*DESCRIPTION OF THE TASK:* Without including any pictures, write out the listing below exactly.

*SUPPLIED INFORMATION:*
/---
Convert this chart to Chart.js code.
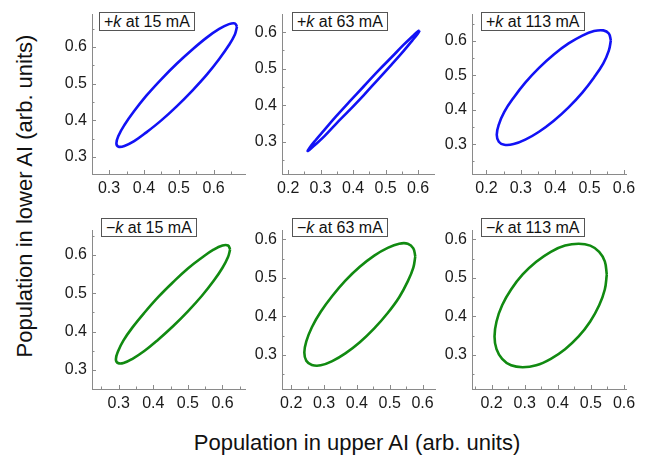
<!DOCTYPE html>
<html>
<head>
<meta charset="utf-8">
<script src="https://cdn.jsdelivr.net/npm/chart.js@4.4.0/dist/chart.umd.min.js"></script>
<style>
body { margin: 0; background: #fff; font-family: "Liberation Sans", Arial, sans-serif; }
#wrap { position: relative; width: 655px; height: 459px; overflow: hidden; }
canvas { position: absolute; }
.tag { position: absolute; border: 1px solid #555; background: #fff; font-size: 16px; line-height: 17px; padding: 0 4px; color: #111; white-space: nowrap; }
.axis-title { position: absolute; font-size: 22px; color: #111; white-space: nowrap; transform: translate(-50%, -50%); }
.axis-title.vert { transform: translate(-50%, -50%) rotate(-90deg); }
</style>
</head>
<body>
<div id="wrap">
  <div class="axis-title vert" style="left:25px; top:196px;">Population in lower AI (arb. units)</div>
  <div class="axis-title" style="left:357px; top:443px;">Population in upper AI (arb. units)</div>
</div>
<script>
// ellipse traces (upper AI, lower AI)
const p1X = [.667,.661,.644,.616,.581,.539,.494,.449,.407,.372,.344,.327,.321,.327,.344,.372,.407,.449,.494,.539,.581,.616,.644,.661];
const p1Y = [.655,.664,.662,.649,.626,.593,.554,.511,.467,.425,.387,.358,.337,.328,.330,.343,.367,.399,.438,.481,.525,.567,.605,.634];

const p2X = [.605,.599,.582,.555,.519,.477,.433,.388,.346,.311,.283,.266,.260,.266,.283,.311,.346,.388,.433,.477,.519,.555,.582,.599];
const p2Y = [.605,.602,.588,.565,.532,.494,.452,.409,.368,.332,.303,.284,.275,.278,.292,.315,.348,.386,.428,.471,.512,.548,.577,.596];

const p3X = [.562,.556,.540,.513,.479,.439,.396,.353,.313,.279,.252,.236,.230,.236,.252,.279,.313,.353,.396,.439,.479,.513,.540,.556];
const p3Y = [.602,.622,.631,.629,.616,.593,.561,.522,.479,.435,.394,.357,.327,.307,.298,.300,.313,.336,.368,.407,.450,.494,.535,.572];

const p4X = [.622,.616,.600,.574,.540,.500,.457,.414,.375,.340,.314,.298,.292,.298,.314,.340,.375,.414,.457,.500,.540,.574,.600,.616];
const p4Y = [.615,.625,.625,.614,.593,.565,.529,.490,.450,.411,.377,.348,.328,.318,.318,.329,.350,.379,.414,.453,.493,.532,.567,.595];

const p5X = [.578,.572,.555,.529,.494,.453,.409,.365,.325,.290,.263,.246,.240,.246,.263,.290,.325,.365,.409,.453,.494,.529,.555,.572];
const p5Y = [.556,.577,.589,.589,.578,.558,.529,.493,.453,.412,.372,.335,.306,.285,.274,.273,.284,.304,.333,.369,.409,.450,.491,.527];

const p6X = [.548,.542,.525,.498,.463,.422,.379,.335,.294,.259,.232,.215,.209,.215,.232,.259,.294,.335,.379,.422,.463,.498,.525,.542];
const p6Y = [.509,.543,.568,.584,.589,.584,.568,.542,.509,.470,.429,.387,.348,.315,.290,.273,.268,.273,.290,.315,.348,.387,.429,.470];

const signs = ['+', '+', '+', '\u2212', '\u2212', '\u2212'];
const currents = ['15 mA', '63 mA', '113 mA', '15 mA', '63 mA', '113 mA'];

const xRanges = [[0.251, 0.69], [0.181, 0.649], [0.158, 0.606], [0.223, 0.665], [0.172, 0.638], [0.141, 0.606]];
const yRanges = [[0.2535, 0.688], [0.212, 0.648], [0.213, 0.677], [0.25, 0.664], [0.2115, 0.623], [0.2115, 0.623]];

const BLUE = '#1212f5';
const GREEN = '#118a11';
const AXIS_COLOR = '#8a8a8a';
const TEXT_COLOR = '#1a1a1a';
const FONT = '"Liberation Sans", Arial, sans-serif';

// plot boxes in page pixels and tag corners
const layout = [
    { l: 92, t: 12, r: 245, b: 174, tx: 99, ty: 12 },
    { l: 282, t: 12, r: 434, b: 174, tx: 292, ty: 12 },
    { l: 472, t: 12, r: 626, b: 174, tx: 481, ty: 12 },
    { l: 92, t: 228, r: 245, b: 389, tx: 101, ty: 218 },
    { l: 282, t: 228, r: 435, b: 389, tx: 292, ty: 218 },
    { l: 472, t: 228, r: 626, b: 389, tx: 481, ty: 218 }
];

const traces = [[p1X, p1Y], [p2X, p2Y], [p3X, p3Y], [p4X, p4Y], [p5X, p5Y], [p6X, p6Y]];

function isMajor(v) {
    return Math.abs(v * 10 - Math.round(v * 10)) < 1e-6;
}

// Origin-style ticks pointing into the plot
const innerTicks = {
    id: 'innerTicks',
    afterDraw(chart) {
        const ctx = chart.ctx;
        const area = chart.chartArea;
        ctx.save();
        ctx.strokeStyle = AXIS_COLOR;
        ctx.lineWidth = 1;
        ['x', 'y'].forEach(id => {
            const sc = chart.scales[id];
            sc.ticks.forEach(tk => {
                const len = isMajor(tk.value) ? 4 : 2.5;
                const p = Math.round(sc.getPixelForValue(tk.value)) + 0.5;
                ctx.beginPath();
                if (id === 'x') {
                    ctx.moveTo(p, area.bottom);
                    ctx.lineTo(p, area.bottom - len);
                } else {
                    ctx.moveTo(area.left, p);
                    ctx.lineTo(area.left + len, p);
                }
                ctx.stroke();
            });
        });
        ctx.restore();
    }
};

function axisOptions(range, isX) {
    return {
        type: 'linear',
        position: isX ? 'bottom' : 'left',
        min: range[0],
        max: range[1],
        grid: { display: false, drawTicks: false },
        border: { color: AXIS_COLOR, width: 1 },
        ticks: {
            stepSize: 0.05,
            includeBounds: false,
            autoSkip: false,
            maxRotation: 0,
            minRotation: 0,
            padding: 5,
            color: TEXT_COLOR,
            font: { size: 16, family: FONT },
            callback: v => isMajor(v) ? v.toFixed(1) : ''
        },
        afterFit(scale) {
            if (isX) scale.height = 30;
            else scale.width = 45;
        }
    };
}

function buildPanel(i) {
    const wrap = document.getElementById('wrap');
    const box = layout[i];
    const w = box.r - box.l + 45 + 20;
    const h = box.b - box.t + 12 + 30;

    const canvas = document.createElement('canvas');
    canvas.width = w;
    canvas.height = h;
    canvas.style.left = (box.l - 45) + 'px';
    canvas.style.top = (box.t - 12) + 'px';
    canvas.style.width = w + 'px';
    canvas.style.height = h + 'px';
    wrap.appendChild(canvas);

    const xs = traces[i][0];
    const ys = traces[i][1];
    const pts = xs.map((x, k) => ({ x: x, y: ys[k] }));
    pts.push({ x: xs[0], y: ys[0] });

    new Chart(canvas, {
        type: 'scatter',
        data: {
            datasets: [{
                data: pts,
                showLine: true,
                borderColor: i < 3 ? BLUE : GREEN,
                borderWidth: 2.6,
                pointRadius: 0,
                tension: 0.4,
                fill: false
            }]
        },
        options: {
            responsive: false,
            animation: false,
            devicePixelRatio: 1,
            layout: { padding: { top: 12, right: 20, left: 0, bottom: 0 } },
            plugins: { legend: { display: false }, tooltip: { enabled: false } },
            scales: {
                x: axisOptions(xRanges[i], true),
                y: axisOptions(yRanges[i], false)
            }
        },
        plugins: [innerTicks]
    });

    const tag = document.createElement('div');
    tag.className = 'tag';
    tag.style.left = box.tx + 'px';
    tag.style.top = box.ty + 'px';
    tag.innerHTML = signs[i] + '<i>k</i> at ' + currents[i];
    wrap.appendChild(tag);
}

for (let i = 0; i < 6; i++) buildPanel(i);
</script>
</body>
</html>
\---
*EXERCISE RESULT:*
Convert this chart to Chart.js code.
<!DOCTYPE html>
<html>
<head>
<meta charset="utf-8">
<script src="https://cdn.jsdelivr.net/npm/chart.js@4.4.0/dist/chart.umd.min.js"></script>
<style>
body { margin: 0; background: #fff; font-family: "Liberation Sans", Arial, sans-serif; }
#wrap { position: relative; width: 655px; height: 459px; overflow: hidden; }
canvas { position: absolute; }
.tag { position: absolute; border: 1px solid #555; background: #fff; font-size: 16px; line-height: 17px; padding: 0 4px; color: #111; white-space: nowrap; }
.axis-title { position: absolute; font-size: 22px; color: #111; white-space: nowrap; transform: translate(-50%, -50%); }
.axis-title.vert { transform: translate(-50%, -50%) rotate(-90deg); }
</style>
</head>
<body>
<div id="wrap">
  <div class="axis-title vert" style="left:25px; top:196px;">Population in lower AI (arb. units)</div>
  <div class="axis-title" style="left:357px; top:443px;">Population in upper AI (arb. units)</div>
</div>
<script>
// ellipse traces (upper AI, lower AI)
const p1X = [.667,.661,.644,.616,.581,.539,.494,.449,.407,.372,.344,.327,.321,.327,.344,.372,.407,.449,.494,.539,.581,.616,.644,.661];
const p1Y = [.655,.664,.662,.649,.626,.593,.554,.511,.467,.425,.387,.358,.337,.328,.330,.343,.367,.399,.438,.481,.525,.567,.605,.634];

const p2X = [.605,.599,.582,.555,.519,.477,.433,.388,.346,.311,.283,.266,.260,.266,.283,.311,.346,.388,.433,.477,.519,.555,.582,.599];
const p2Y = [.605,.602,.588,.565,.532,.494,.452,.409,.368,.332,.303,.284,.275,.278,.292,.315,.348,.386,.428,.471,.512,.548,.577,.596];

const p3X = [.562,.556,.540,.513,.479,.439,.396,.353,.313,.279,.252,.236,.230,.236,.252,.279,.313,.353,.396,.439,.479,.513,.540,.556];
const p3Y = [.602,.622,.631,.629,.616,.593,.561,.522,.479,.435,.394,.357,.327,.307,.298,.300,.313,.336,.368,.407,.450,.494,.535,.572];

const p4X = [.622,.616,.600,.574,.540,.500,.457,.414,.375,.340,.314,.298,.292,.298,.314,.340,.375,.414,.457,.500,.540,.574,.600,.616];
const p4Y = [.615,.625,.625,.614,.593,.565,.529,.490,.450,.411,.377,.348,.328,.318,.318,.329,.350,.379,.414,.453,.493,.532,.567,.595];

const p5X = [.578,.572,.555,.529,.494,.453,.409,.365,.325,.290,.263,.246,.240,.246,.263,.290,.325,.365,.409,.453,.494,.529,.555,.572];
const p5Y = [.556,.577,.589,.589,.578,.558,.529,.493,.453,.412,.372,.335,.306,.285,.274,.273,.284,.304,.333,.369,.409,.450,.491,.527];

const p6X = [.548,.542,.525,.498,.463,.422,.379,.335,.294,.259,.232,.215,.209,.215,.232,.259,.294,.335,.379,.422,.463,.498,.525,.542];
const p6Y = [.509,.543,.568,.584,.589,.584,.568,.542,.509,.470,.429,.387,.348,.315,.290,.273,.268,.273,.290,.315,.348,.387,.429,.470];

const signs = ['+', '+', '+', '\u2212', '\u2212', '\u2212'];
const currents = ['15 mA', '63 mA', '113 mA', '15 mA', '63 mA', '113 mA'];

const xRanges = [[0.251, 0.69], [0.181, 0.649], [0.158, 0.606], [0.223, 0.665], [0.172, 0.638], [0.141, 0.606]];
const yRanges = [[0.2535, 0.688], [0.212, 0.648], [0.213, 0.677], [0.25, 0.664], [0.2115, 0.623], [0.2115, 0.623]];

const BLUE = '#1212f5';
const GREEN = '#118a11';
const AXIS_COLOR = '#8a8a8a';
const TEXT_COLOR = '#1a1a1a';
const FONT = '"Liberation Sans", Arial, sans-serif';

// plot boxes in page pixels and tag corners
const layout = [
    { l: 92, t: 12, r: 245, b: 174, tx: 99, ty: 12 },
    { l: 282, t: 12, r: 434, b: 174, tx: 292, ty: 12 },
    { l: 472, t: 12, r: 626, b: 174, tx: 481, ty: 12 },
    { l: 92, t: 228, r: 245, b: 389, tx: 101, ty: 218 },
    { l: 282, t: 228, r: 435, b: 389, tx: 292, ty: 218 },
    { l: 472, t: 228, r: 626, b: 389, tx: 481, ty: 218 }
];

const traces = [[p1X, p1Y], [p2X, p2Y], [p3X, p3Y], [p4X, p4Y], [p5X, p5Y], [p6X, p6Y]];

function isMajor(v) {
    return Math.abs(v * 10 - Math.round(v * 10)) < 1e-6;
}

// Origin-style ticks pointing into the plot
const innerTicks = {
    id: 'innerTicks',
    afterDraw(chart) {
        const ctx = chart.ctx;
        const area = chart.chartArea;
        ctx.save();
        ctx.strokeStyle = AXIS_COLOR;
        ctx.lineWidth = 1;
        ['x', 'y'].forEach(id => {
            const sc = chart.scales[id];
            sc.ticks.forEach(tk => {
                const len = isMajor(tk.value) ? 4 : 2.5;
                const p = Math.round(sc.getPixelForValue(tk.value)) + 0.5;
                ctx.beginPath();
                if (id === 'x') {
                    ctx.moveTo(p, area.bottom);
                    ctx.lineTo(p, area.bottom - len);
                } else {
                    ctx.moveTo(area.left, p);
                    ctx.lineTo(area.left + len, p);
                }
                ctx.stroke();
            });
        });
        ctx.restore();
    }
};

function axisOptions(range, isX) {
    return {
        type: 'linear',
        position: isX ? 'bottom' : 'left',
        min: range[0],
        max: range[1],
        grid: { display: false, drawTicks: false },
        border: { color: AXIS_COLOR, width: 1 },
        ticks: {
            stepSize: 0.05,
            includeBounds: false,
            autoSkip: false,
            maxRotation: 0,
            minRotation: 0,
            padding: 5,
            color: TEXT_COLOR,
            font: { size: 16, family: FONT },
            callback: v => isMajor(v) ? v.toFixed(1) : ''
        },
        afterFit(scale) {
            if (isX) scale.height = 30;
            else scale.width = 45;
        }
    };
}

function buildPanel(i) {
    const wrap = document.getElementById('wrap');
    const box = layout[i];
    const w = box.r - box.l + 45 + 20;
    const h = box.b - box.t + 12 + 30;

    const canvas = document.createElement('canvas');
    canvas.width = w;
    canvas.height = h;
    canvas.style.left = (box.l - 45) + 'px';
    canvas.style.top = (box.t - 12) + 'px';
    canvas.style.width = w + 'px';
    canvas.style.height = h + 'px';
    wrap.appendChild(canvas);

    const xs = traces[i][0];
    const ys = traces[i][1];
    const pts = xs.map((x, k) => ({ x: x, y: ys[k] }));
    pts.push({ x: xs[0], y: ys[0] });

    new Chart(canvas, {
        type: 'scatter',
        data: {
            datasets: [{
                data: pts,
                showLine: true,
                borderColor: i < 3 ? BLUE : GREEN,
                borderWidth: 2.6,
                pointRadius: 0,
                tension: 0.4,
                fill: false
            }]
        },
        options: {
            responsive: false,
            animation: false,
            devicePixelRatio: 1,
            layout: { padding: { top: 12, right: 20, left: 0, bottom: 0 } },
            plugins: { legend: { display: false }, tooltip: { enabled: false } },
            scales: {
                x: axisOptions(xRanges[i], true),
                y: axisOptions(yRanges[i], false)
            }
        },
        plugins: [innerTicks]
    });

    const tag = document.createElement('div');
    tag.className = 'tag';
    tag.style.left = box.tx + 'px';
    tag.style.top = box.ty + 'px';
    tag.innerHTML = signs[i] + '<i>k</i> at ' + currents[i];
    wrap.appendChild(tag);
}

for (let i = 0; i < 6; i++) buildPanel(i);
</script>
</body>
</html>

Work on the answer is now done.